# SQL Joins Explained for Beginners

This notebook demonstrates the different types of SQL joins using dummy data. We will use two tables: `Employees` and `Departments`, to visualize how data is combined.

In [None]:
import sqlite3
import pandas as pd

## 1. Setup Dummy Data

We will create an in-memory SQLite database and populate it with sample data designed to highlight the differences between join types.

In [None]:
# Create an in-memory SQLite database
conn = sqlite3.connect(':memory:')
cursor = conn.cursor()

# Create Departments Table
cursor.execute('''
CREATE TABLE Departments (
    dept_id INTEGER PRIMARY KEY,
    dept_name TEXT
)
''')

# Create Employees Table
cursor.execute('''
CREATE TABLE Employees (
    emp_id INTEGER PRIMARY KEY,
    emp_name TEXT,
    dept_id INTEGER,
    FOREIGN KEY (dept_id) REFERENCES Departments (dept_id)
)
''')

# Insert Data into Departments
# We have HR and Engineering. Marketing is a department with NO employees initially.
departments_data = [
    (1, 'HR'),
    (2, 'Engineering'),
    (3, 'Marketing')
]
cursor.executemany('INSERT INTO Departments VALUES (?, ?)', departments_data)

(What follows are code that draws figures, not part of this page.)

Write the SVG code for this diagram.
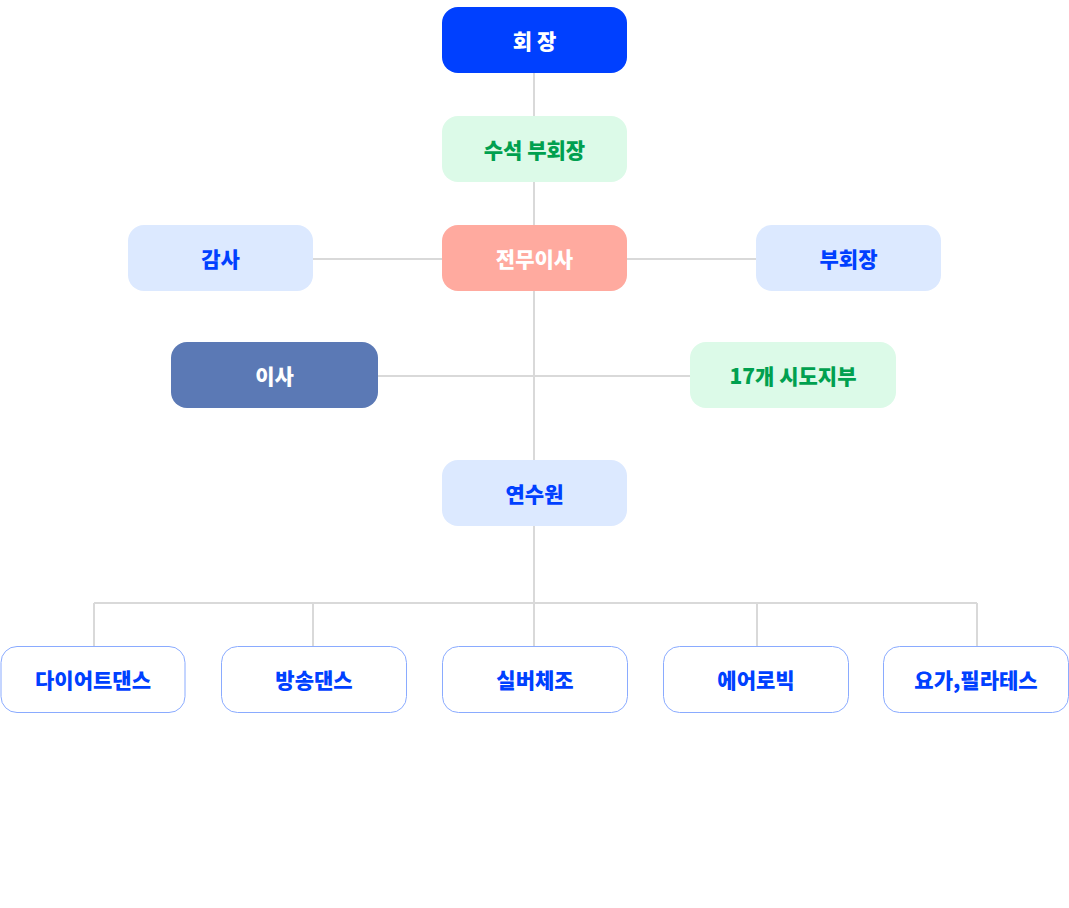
<svg xmlns="http://www.w3.org/2000/svg" width="1069" height="908" viewBox="0 0 1069 908">
<style>
text{font-family:"Noto Sans CJK KR","Noto Sans",sans-serif;font-size:21px;font-weight:800;text-anchor:middle;dominant-baseline:central}
.blue rect{fill:#0040ff}.blue text{fill:#fff}
.green rect{fill:#dcfae8}.green text{fill:#00a04f}
.lb rect{fill:#dce9ff}.lb text{fill:#0040ff}
.salmon rect{fill:#ffaa9f}.salmon text{fill:#fff}
.slate rect{fill:#5b79b5}.slate text{fill:#fff}
.out rect{fill:#fff;stroke:#8aabff;stroke-width:1}.out text{fill:#0040ff}
.conn{stroke:#d9d9d9;stroke-width:2;fill:none}
</style>
<rect width="1069" height="908" fill="#fff"/>
<g id="connectors" class="conn">
<path d="M534 73V646"/>
<path d="M313 259H756"/>
<path d="M378 376H690"/>
<path d="M94 603H977"/>
<path d="M94 603V646M313 603V646M757 603V646M977 603V646"/>
</g>
<g id="n1" class="blue"><rect x="442" y="7" width="185" height="66" rx="16"/><text x="534.5" y="40">회 장</text></g>
<g id="n2" class="green"><rect x="442" y="116" width="185" height="66" rx="16"/><text x="534.5" y="149">수석 부회장</text></g>
<g id="n3" class="lb"><rect x="128" y="225" width="185" height="66" rx="16"/><text x="220.5" y="258">감사</text></g>
<g id="n4" class="salmon"><rect x="442" y="225" width="185" height="66" rx="16"/><text x="534.5" y="258">전무이사</text></g>
<g id="n5" class="lb"><rect x="756" y="225" width="185" height="66" rx="16"/><text x="848.5" y="258">부회장</text></g>
<g id="n6" class="slate"><rect x="171" y="342" width="207" height="66" rx="16"/><text x="274.5" y="375">이사</text></g>
<g id="n7" class="green"><rect x="690" y="342" width="206" height="66" rx="16"/><text x="793" y="375">17개 시도지부</text></g>
<g id="n8" class="lb"><rect x="442" y="460" width="185" height="66" rx="16"/><text x="534.5" y="493">연수원</text></g>
<g id="n9" class="out"><rect x="1" y="646.5" width="184" height="66" rx="16"/><text x="93" y="679">다이어트댄스</text></g>
<g id="n10" class="out"><rect x="221.5" y="646.5" width="185" height="66" rx="16"/><text x="314" y="679">방송댄스</text></g>
<g id="n11" class="out"><rect x="442.5" y="646.5" width="185" height="66" rx="16"/><text x="535" y="679">실버체조</text></g>
<g id="n12" class="out"><rect x="663.5" y="646.5" width="185" height="66" rx="16"/><text x="756" y="679">에어로빅</text></g>
<g id="n13" class="out"><rect x="883.5" y="646.5" width="185" height="66" rx="16"/><text x="976" y="679">요가,필라테스</text></g>
</svg>
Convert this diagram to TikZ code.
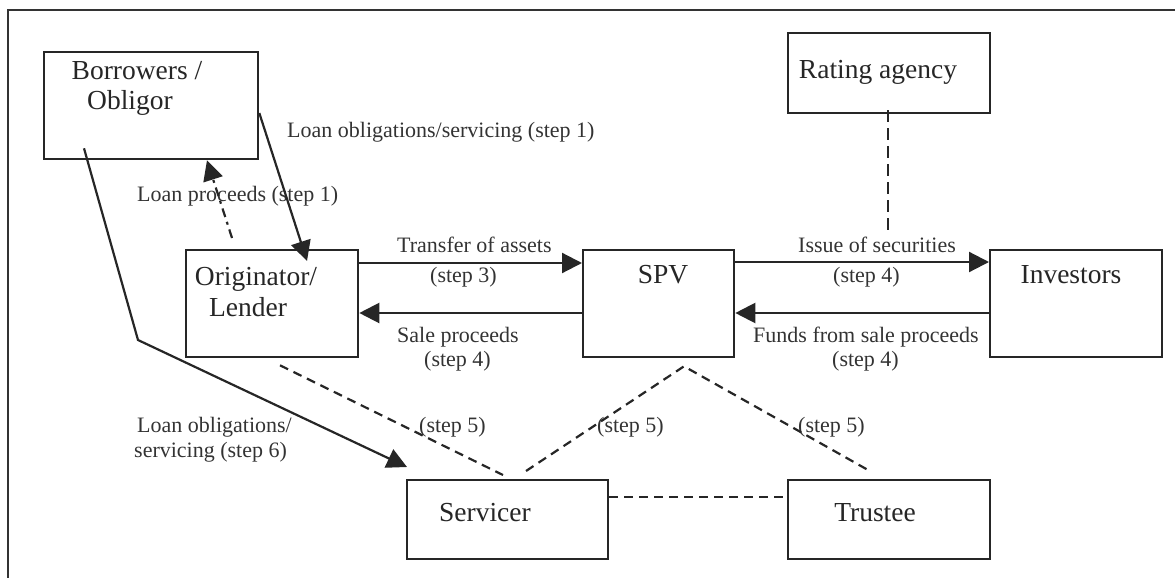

# Insert Data into Employees
# Alice and Bob interact with existing departments.
# Charlie has a NULL dept_id (not assigned).
# David is assigned to dept_id 99 (a department that doesn't exist in the Departments table - strictly speaking, FK constraints might block this, but SQLite allows it by default/or we use it for demo).
employees_data = [
    (101, 'Alice', 1),    # Matches HR
    (102, 'Bob', 2),      # Matches Engineering
    (103, 'Charlie', None), # No Department
    (104, 'David', 99)    # Invalid Department
]
cursor.executemany('INSERT INTO Employees VALUES (?, ?, ?)', employees_data)

conn.commit()

### View the Tables

In [None]:
print("--- Employees Table ---")
df_emp = pd.read_sql_query("SELECT * FROM Employees", conn)
display(df_emp)

print("\n--- Departments Table ---")
df_dept = pd.read_sql_query("SELECT * FROM Departments", conn)
display(df_dept)

## 2. INNER JOIN

**Definition**: Returns records that have matching values in both tables.

- Alice (Dept 1) matches HR (Dept 1).
- Bob (Dept 2) matches Engineering (Dept 2).
- Charlie, David, and Marketing are excluded because they don't have a match in the other table.

In [None]:
query = '''
SELECT Employees.emp_name, Departments.dept_name
FROM Employees
INNER JOIN Departments ON Employees.dept_id = Departments.dept_id;
'''
pd.read_sql_query(query, conn)

## 3. LEFT JOIN (or LEFT OUTER JOIN)

**Definition**: Returns all records from the left table (`Employees`), and the matched records from the right table (`Departments`). If there is no match, the result is NULL on the right side.

- Alice and Bob get their departments.
- Charlie (NULL dept) and David (Dept 99) are included, but `dept_name` will be None/NaN because there is no matching department.

In [None]:
query = '''
SELECT Employees.emp_name, Departments.dept_name
FROM Employees
LEFT JOIN Departments ON Employees.dept_id = Departments.dept_id;
'''
pd.read_sql_query(query, conn)

## 4. CROSS JOIN

**Definition**: Returns the Cartesian product of the set of records from the two tables. Warning: This can create very large results!

- Combines every employee with every department.

In [None]:
query = '''
SELECT Employees.emp_name, Departments.dept_name
FROM Employees
CROSS JOIN Departments;
'''
pd.read_sql_query(query, conn)

## 5. FULL OUTER JOIN (Simulated)

**Definition**: Return all records when there is a match in either left or right table.

*Note: SQLite does not support `FULL OUTER JOIN` directly, but we can simulate it by unioning a LEFT JOIN and a RIGHT JOIN (or simulating the Right Join by swapping tables).*

The result includes:
- Matches (Alice, Bob)
- Left-only (Charlie, David)
- Right-only (Marketing)

In [None]:
# Simulate FULL OUTER JOIN
query = '''
SELECT Employees.emp_name, Departments.dept_name
FROM Employees
LEFT JOIN Departments ON Employees.dept_id = Departments.dept_id

UNION ALL

SELECT Employees.emp_name, Departments.dept_name
FROM Departments
LEFT JOIN Employees ON Departments.dept_id = Employees.dept_id
WHERE Employees.dept_id IS NULL;
'''
pd.read_sql_query(query, conn)

## Summary Table

| Join Type | Description | Result in our Example |
|-----------|-------------|-----------------------|
| **INNER** | Overlap only | Alice (HR), Bob (Eng) |
| **LEFT** | All Left + Overlap | Alice, Bob, Charlie (Null), David (Null) |
| **RIGHT** | All Right + Overlap | Alice, Bob, Marketing (Null Emp) |
| **FULL** | Everything | Everyone + Every Dept |

In [None]:
# Close the connection
conn.close()